[start AVAILABLE DATA]

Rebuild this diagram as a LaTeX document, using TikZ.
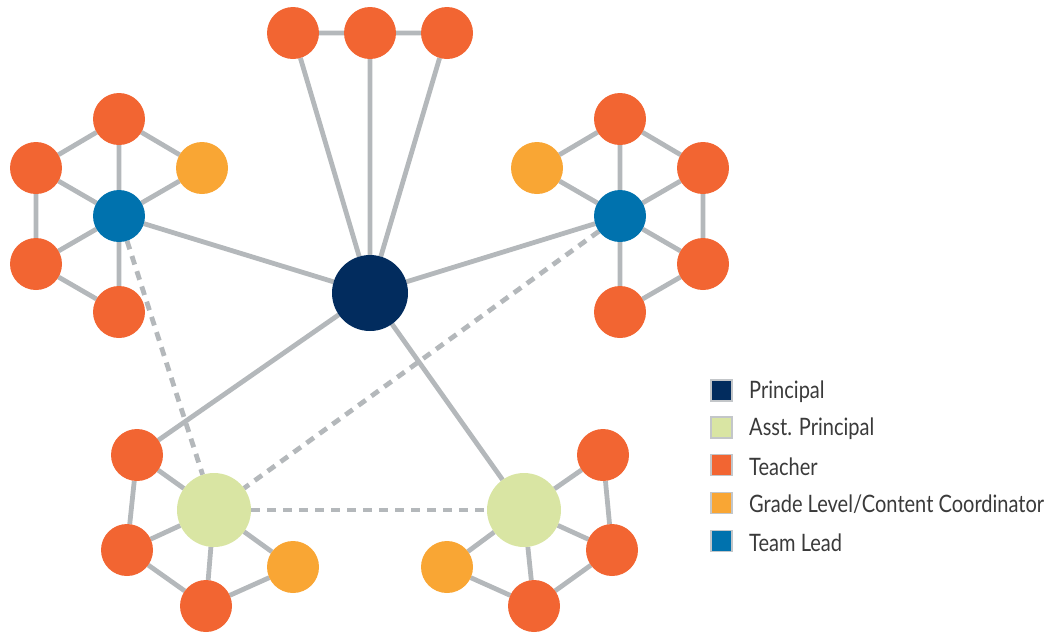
\documentclass[tikz,border=0pt]{standalone}
\usepackage{fontspec}
\setmainfont{Lato}
\usetikzlibrary{backgrounds}
\definecolor{navy}{HTML}{022C5E}
\definecolor{apgreen}{HTML}{D9E5A3}
\definecolor{teach}{HTML}{F26532}
\definecolor{coord}{HTML}{F9A634}
\definecolor{lead}{HTML}{0072AE}
\definecolor{link}{HTML}{B4B8BB}
\definecolor{txt}{HTML}{3A3A3A}
\tikzset{
  circ/.style={circle, inner sep=0pt, outer sep=0pt},
  teacher/.style={circ, fill=teach, minimum size=52pt},
  coordinator/.style={circ, fill=coord, minimum size=52pt},
  teamlead/.style={circ, fill=lead, minimum size=52pt},
  asst/.style={circ, fill=apgreen, minimum size=74pt},
  principal/.style={circ, fill=navy, minimum size=76pt},
  solidlink/.style={draw=link, line width=4.8pt},
  dashlink/.style={draw=link, line width=4.8pt, dash pattern=on 9pt off 7pt},
  legbox/.style={draw=link!80, line width=1.5pt, minimum size=21pt, inner sep=0pt},
  legtext/.style={anchor=west, inner sep=0pt, text=txt, font=\fontsize{24}{24}\selectfont}
}
\newcommand{\legscale}[1]{\scalebox{0.835}[1]{#1}}
\begin{document}
\begin{tikzpicture}[x=1pt, y=-1pt]
\useasboundingbox (0,0) rectangle (1056,633);
% principal
\node[principal] (P) at (370,293) {};
% top teachers
\node[teacher] (t1) at (293,33) {};
\node[teacher] (t2) at (370,33) {};
\node[teacher] (t3) at (447,33) {};
% top-left cluster
\node[teamlead] (L1) at (119,216) {};
\node[teacher] (a1) at (119,119) {};
\node[teacher] (a2) at (36,168) {};
\node[teacher] (a3) at (36,264) {};
\node[teacher] (a4) at (119,312) {};
\node[coordinator] (ac) at (202,168) {};
% top-right cluster
\node[teamlead] (L2) at (620,216) {};
\node[teacher] (b1) at (620,119) {};
\node[teacher] (b2) at (703,168) {};
\node[teacher] (b3) at (703,264) {};
\node[teacher] (b4) at (620,312) {};
\node[coordinator] (bc) at (537,168) {};
% bottom-left cluster
\node[asst] (A1) at (214,510) {};
\node[teacher] (c1) at (137,455) {};
\node[teacher] (c2) at (127,550) {};
\node[teacher] (c3) at (206,606) {};
\node[coordinator] (cc) at (293,567) {};
% bottom-right cluster
\node[asst] (A2) at (524,510) {};
\node[teacher] (d1) at (603,455) {};
\node[teacher] (d2) at (612,550) {};
\node[teacher] (d3) at (534,606) {};
\node[coordinator] (dc) at (447,567) {};

\begin{scope}[on background layer]
% principal links
\path[solidlink] (P) -- (t1) (P) -- (t2) (P) -- (t3)
  (t1) -- (t2) -- (t3)
  (P) -- (L1) (P) -- (L2) (P) -- (c1) (P) -- (A2);
% top-left cluster
\path[solidlink] (L1) -- (a1) (L1) -- (a2) (L1) -- (a3) (L1) -- (a4) (L1) -- (ac)
  (a2) -- (a1) -- (ac) (a2) -- (a3) -- (a4);
% top-right cluster
\path[solidlink] (L2) -- (b1) (L2) -- (b2) (L2) -- (b3) (L2) -- (b4) (L2) -- (bc)
  (bc) -- (b1) -- (b2) -- (b3) -- (b4);
% bottom-left cluster
\path[solidlink] (A1) -- (c1) (A1) -- (c2) (A1) -- (c3) (A1) -- (cc)
  (c1) -- (c2) -- (c3) -- (cc);
% bottom-right cluster
\path[solidlink] (A2) -- (d1) (A2) -- (d2) (A2) -- (d3) (A2) -- (dc)
  (d1) -- (d2) -- (d3) -- (dc);
% dashed links
\path[dashlink] (L1) -- (A1);
\path[dashlink] (L2) -- (A1);
\path[dashlink] (A1) -- (A2);
\end{scope}

% legend
\node[legbox, fill=navy] (k1) at (721.5,390.5) {};
\node[legbox, fill=apgreen] (k2) at (721.5,427.5) {};
\node[legbox, fill=teach] (k3) at (721.5,465) {};
\node[legbox, fill=coord] (k4) at (721.5,503) {};
\node[legbox, fill=lead] (k5) at (721.5,541) {};
\node[legtext] (l1) at (749,392) {\legscale{Principal}};
\node[legtext] (l2) at (749,429) {\legscale{Asst. Principal}};
\node[legtext] (l3) at (749,466.5) {\legscale{Teacher}};
\node[legtext] (l4) at (749,504.5) {\legscale{Grade Level/Content Coordinator}};
\node[legtext] (l5) at (749,542.5) {\legscale{Team Lead}};
\end{tikzpicture}
\end{document}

[end AVAILABLE DATA]

Working from the material above, transcribe it exactly while omitting pictures.

Rebuild this diagram as a LaTeX document, using TikZ.
\documentclass[tikz,border=0pt]{standalone}
\usepackage{fontspec}
\setmainfont{Lato}
\usetikzlibrary{backgrounds}
\definecolor{navy}{HTML}{022C5E}
\definecolor{apgreen}{HTML}{D9E5A3}
\definecolor{teach}{HTML}{F26532}
\definecolor{coord}{HTML}{F9A634}
\definecolor{lead}{HTML}{0072AE}
\definecolor{link}{HTML}{B4B8BB}
\definecolor{txt}{HTML}{3A3A3A}
\tikzset{
  circ/.style={circle, inner sep=0pt, outer sep=0pt},
  teacher/.style={circ, fill=teach, minimum size=52pt},
  coordinator/.style={circ, fill=coord, minimum size=52pt},
  teamlead/.style={circ, fill=lead, minimum size=52pt},
  asst/.style={circ, fill=apgreen, minimum size=74pt},
  principal/.style={circ, fill=navy, minimum size=76pt},
  solidlink/.style={draw=link, line width=4.8pt},
  dashlink/.style={draw=link, line width=4.8pt, dash pattern=on 9pt off 7pt},
  legbox/.style={draw=link!80, line width=1.5pt, minimum size=21pt, inner sep=0pt},
  legtext/.style={anchor=west, inner sep=0pt, text=txt, font=\fontsize{24}{24}\selectfont}
}
\newcommand{\legscale}[1]{\scalebox{0.835}[1]{#1}}
\begin{document}
\begin{tikzpicture}[x=1pt, y=-1pt]
\useasboundingbox (0,0) rectangle (1056,633);
% principal
\node[principal] (P) at (370,293) {};
% top teachers
\node[teacher] (t1) at (293,33) {};
\node[teacher] (t2) at (370,33) {};
\node[teacher] (t3) at (447,33) {};
% top-left cluster
\node[teamlead] (L1) at (119,216) {};
\node[teacher] (a1) at (119,119) {};
\node[teacher] (a2) at (36,168) {};
\node[teacher] (a3) at (36,264) {};
\node[teacher] (a4) at (119,312) {};
\node[coordinator] (ac) at (202,168) {};
% top-right cluster
\node[teamlead] (L2) at (620,216) {};
\node[teacher] (b1) at (620,119) {};
\node[teacher] (b2) at (703,168) {};
\node[teacher] (b3) at (703,264) {};
\node[teacher] (b4) at (620,312) {};
\node[coordinator] (bc) at (537,168) {};
% bottom-left cluster
\node[asst] (A1) at (214,510) {};
\node[teacher] (c1) at (137,455) {};
\node[teacher] (c2) at (127,550) {};
\node[teacher] (c3) at (206,606) {};
\node[coordinator] (cc) at (293,567) {};
% bottom-right cluster
\node[asst] (A2) at (524,510) {};
\node[teacher] (d1) at (603,455) {};
\node[teacher] (d2) at (612,550) {};
\node[teacher] (d3) at (534,606) {};
\node[coordinator] (dc) at (447,567) {};

\begin{scope}[on background layer]
% principal links
\path[solidlink] (P) -- (t1) (P) -- (t2) (P) -- (t3)
  (t1) -- (t2) -- (t3)
  (P) -- (L1) (P) -- (L2) (P) -- (c1) (P) -- (A2);
% top-left cluster
\path[solidlink] (L1) -- (a1) (L1) -- (a2) (L1) -- (a3) (L1) -- (a4) (L1) -- (ac)
  (a2) -- (a1) -- (ac) (a2) -- (a3) -- (a4);
% top-right cluster
\path[solidlink] (L2) -- (b1) (L2) -- (b2) (L2) -- (b3) (L2) -- (b4) (L2) -- (bc)
  (bc) -- (b1) -- (b2) -- (b3) -- (b4);
% bottom-left cluster
\path[solidlink] (A1) -- (c1) (A1) -- (c2) (A1) -- (c3) (A1) -- (cc)
  (c1) -- (c2) -- (c3) -- (cc);
% bottom-right cluster
\path[solidlink] (A2) -- (d1) (A2) -- (d2) (A2) -- (d3) (A2) -- (dc)
  (d1) -- (d2) -- (d3) -- (dc);
% dashed links
\path[dashlink] (L1) -- (A1);
\path[dashlink] (L2) -- (A1);
\path[dashlink] (A1) -- (A2);
\end{scope}

% legend
\node[legbox, fill=navy] (k1) at (721.5,390.5) {};
\node[legbox, fill=apgreen] (k2) at (721.5,427.5) {};
\node[legbox, fill=teach] (k3) at (721.5,465) {};
\node[legbox, fill=coord] (k4) at (721.5,503) {};
\node[legbox, fill=lead] (k5) at (721.5,541) {};
\node[legtext] (l1) at (749,392) {\legscale{Principal}};
\node[legtext] (l2) at (749,429) {\legscale{Asst. Principal}};
\node[legtext] (l3) at (749,466.5) {\legscale{Teacher}};
\node[legtext] (l4) at (749,504.5) {\legscale{Grade Level/Content Coordinator}};
\node[legtext] (l5) at (749,542.5) {\legscale{Team Lead}};
\end{tikzpicture}
\end{document}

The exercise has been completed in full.